Simple descriptive writing that manages to create a character whose mortality couldn't be more evident. Those cigarettes are a crutch for Ravel in some of his more stressed moments, including his encounter with the one-armed pianist Paul Wittgenstein who has commissioned a piece from him. When Wittgenstein makes no attempt to hide his disappointment with the finished piece Ravel attempts to conceal his own by 'fiddling with a Gauloise, rolling it between his fingers quite a while before placing it between his lips, smoking it silently for as long as that takes. Wittgenstein then coldly slips the score into his left pocket before taking his leave'. Agonising. Nearer the end of the book those cigarettes again are used as one illustration of his decline and Echenoz once again uses a list, but this time it is charged with the emotional involvement of the reader.
Although he no longer recognizes many people, he notices everything. He can see that his movements miss their targets, that he grasps the knife by its blade, that he raises the lighted end of his cigarette to his lips only to correct himself immediately every time. No, he then murmurs to himself, not like that. He's well aware that one doesn't cut one's nails that way, or put on glasses like that, and although he gets them on anyway to try to read Le Populaire, the muscles of his eyes won't even let him follow the print anymore. He observes all that clearly, the subject of his collapse as well as its attentive spectator, buried alive in a body that no longer responds to his intelligence, watching a stranger live inside him.
That breakdown of mind has a huge bearing on creativity of course. Where does the music come from? That's far too big and general a question to even begin to answer here but for Ravel the process actually requires a long period of thought before beginning on a piece. 'Inspiration does not exist...composition takes place only at the keys' and the work featured in the book has often been commissioned keeping the idea of untrammelled creative expression a further step away. Bolero, which is one piece that is focused on, is one such commission, from the dancer Ida Rubinstein. It begins casually enough, 'Ravel lingers a moment at the piano, playing a phrase over and over on the keyboard with one finger. Don't you think this theme has something insistent about it? he asks Samazeuilh. Then off he goes to swim.' Pressure grows from the publisher to provide rehearsal dates for the as yet unfinished work, 'All right, they want to rehearse, they're really anxious to rehearse, well then fine, they'll rehearse. Rehearse: Middle French rehercier, to repeat. They'll get their fill and more, de la répétition.' As he thinks of automatons and machinery, a factory he likes to look at nearby, his own false teeth clacking like castanets, the piece comes together 'something based on the assembly line.' Anyone who has heard it will know that insistent theme that is repeated without change throughout the piece, the different instruments of the orchestra managing to make the same tune sound somehow different each time, the volume and intensity increasing as it builds to a climax which is almost like exhaustive collapse. A piece of music born first from a request, hustled into a structure by impatience and made by machinery; a piece Ravel thinks contains no music and will have no success becomes his masterpiece, something that troubles him from then on. Where does he go from there? His creativity seems to stall in the face of such popular acclaim and it is shortly after this that Ravel begins to lose contact with his own gift, his own music.

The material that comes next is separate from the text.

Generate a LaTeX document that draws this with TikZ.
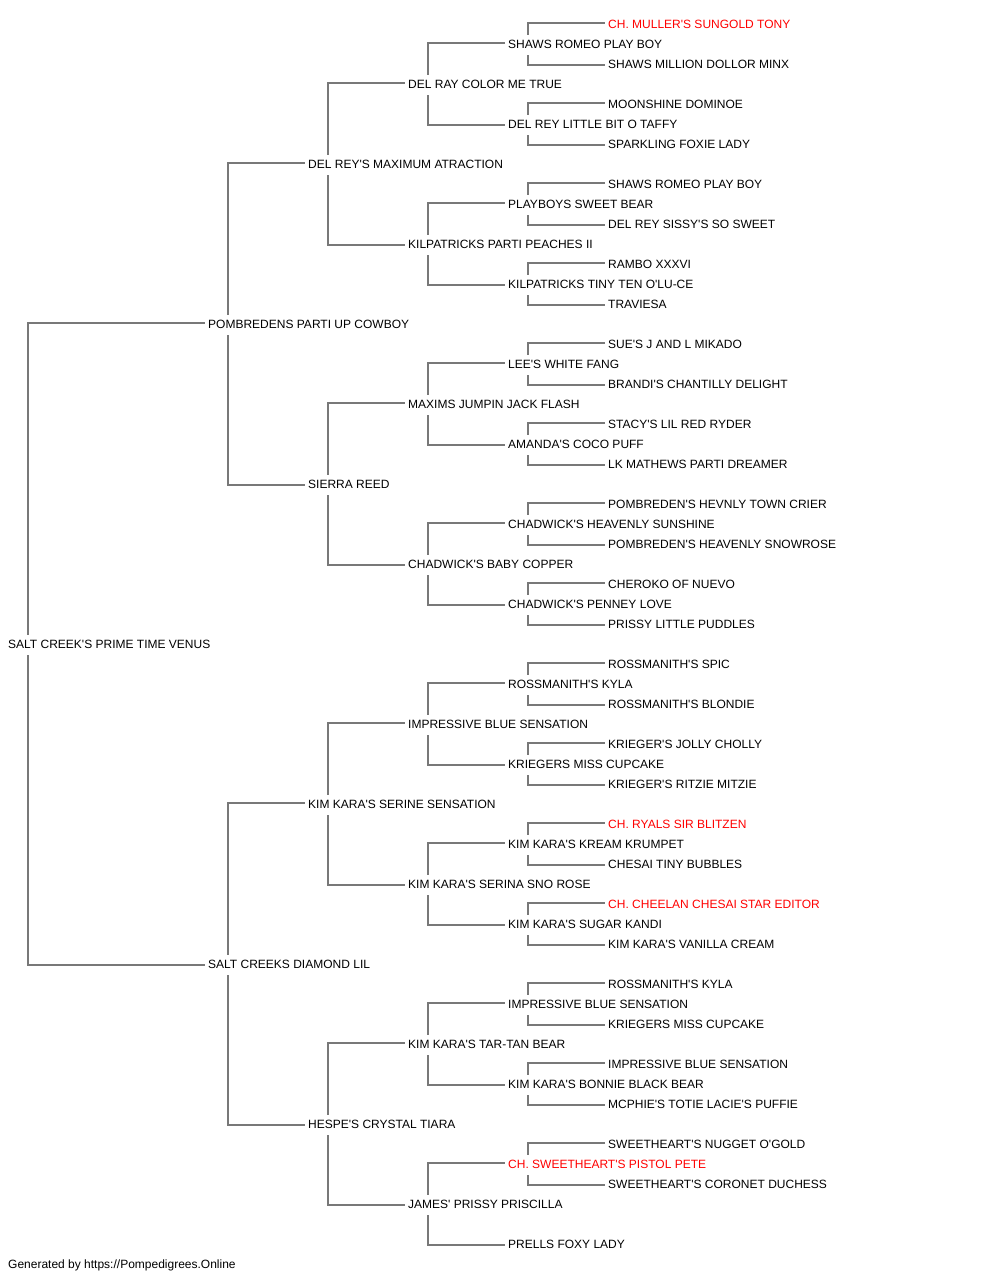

It is the most touching aspect of the book, this slow process of negation, which his long suffering companion Hélène notices first, Ravel 'revealing, from time to time a kind of absence before his own music.' That process of thought which would precede any of his writing becomes frozen and when pressed to describe the sensation he can only suggest that 'it's as if his ideas, whatever they are, always remain trapped in his brain.' It is some kind of magic trick to write a book which is so short but that reveals something new each time you read it and which employs a prose style devoid of authorial emotion that somehow manages to create emotion on the page and in the heart of the reader.Thank you to Kevin for pointing it out and as a mark of respect I shall follow his advice and not go diving straight into Echenoz' previous novel Piano until I have had the time to fully appreciate what I so enjoyed about Ravel. A little like listening to a piece of favourite music there is something about the silence which follows the final note which isn't like silence at all.
3 comments:
Thanks for the kind words, Will. I was playing my Ravel playlist just yesterday and thinking it was time to go back to Echenoz's book for another visit. This excellent review is yet more motivation.
I have an Echenoz already on the shelf waiting to be read, so I won't be buying this one until I've read that. But, once I have, this is definitely on my TBR pile. It just sounds excellent, both on your comments and on Kevin's.
It certainly is excellent Max, I look forward to reading your own thoughts when the time comes. Which is the Echenoz on the shelf, is it his new one, Running?